À la demande du conseiller présidentiel Leslie Voltaire, j’ai passé deux semaines aux Archives de Londres (16 février - 2 mars 2025). Sur place, j’ai examiné le dossier ainsi que les pièces qu’il contient avant de formuler les propositions suivantes :
- Créer une exposition virtuelle à partir des documents les plus importants.
- Mettre en ligne les documents les plus significatifs.
- Réaliser un inventaire exhaustif du fonds et, si nécessaire, les rendre accessible sur une plateforme dédiée.
- Suggérer aux Archives de Londres d’inscrire ce fonds – ou une sélection de documents pertinents – au Registre Mémoire du monde de l’UNESCO.
En attendant la réalisation de ces objectifs, je recommande vivement aux lecteurs désireux d’approfondir le sujet de visiter le site web de la professeure Julia Gaffield5. Je les invite à prêter une attention particulière à la section consacrée à ce fonds d’archives conservé aux Archives nationales de Londres. En attendant, Gaffield est disposée à faire ajouter deux fenêtres sur son site, l’une en français, l’autre en créole haïtien, afin de permettre au lecteur du pays d’avoir un accès privilégié.
Il revient maintenant au ministère de la Culture et aux Archives nationales d’Haïti de prendre le flambeau et de faire avancer le dossier dans le bon sens.
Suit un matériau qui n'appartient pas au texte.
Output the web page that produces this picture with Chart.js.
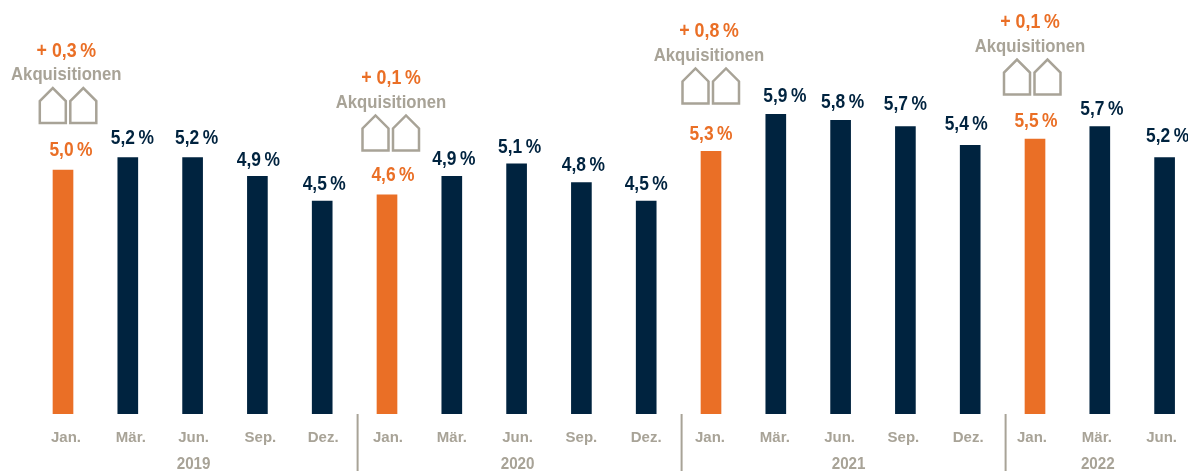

Patrick Tardieu, conservateur général de bibliothèque, le 3 octobre 2025.
NOTES
1-- Julia Gaffield (dir). The Haitian Declaration of Independence: creation, context and legacy. University of Virginia Press, Charlottesville, 2016.
2-- « Autour de l’Acte de l’Indépendance d’Haïti ». Revue de la Société d’histoire, de géographie et de géologie d’Haïti. Nos 253-256, janvier-décembre 2014. Dossier dirigé par Lewis A. Clorméus et Gaétan Mentor, respectivement secrétaire et trésorier de cette société savante.
3-- https://www.bbc.com/news/articles/cx2xkygxpy1o
4-- « Le syndrome de Saint-Domingue. Perceptions et représentations de la Révolution haïtienne dans le Monde atlantique, 1790-1886 ». Thèse de doctorat en Hhstoire. Paris : École des hautes études en sciences sociales (EHESS), 2010.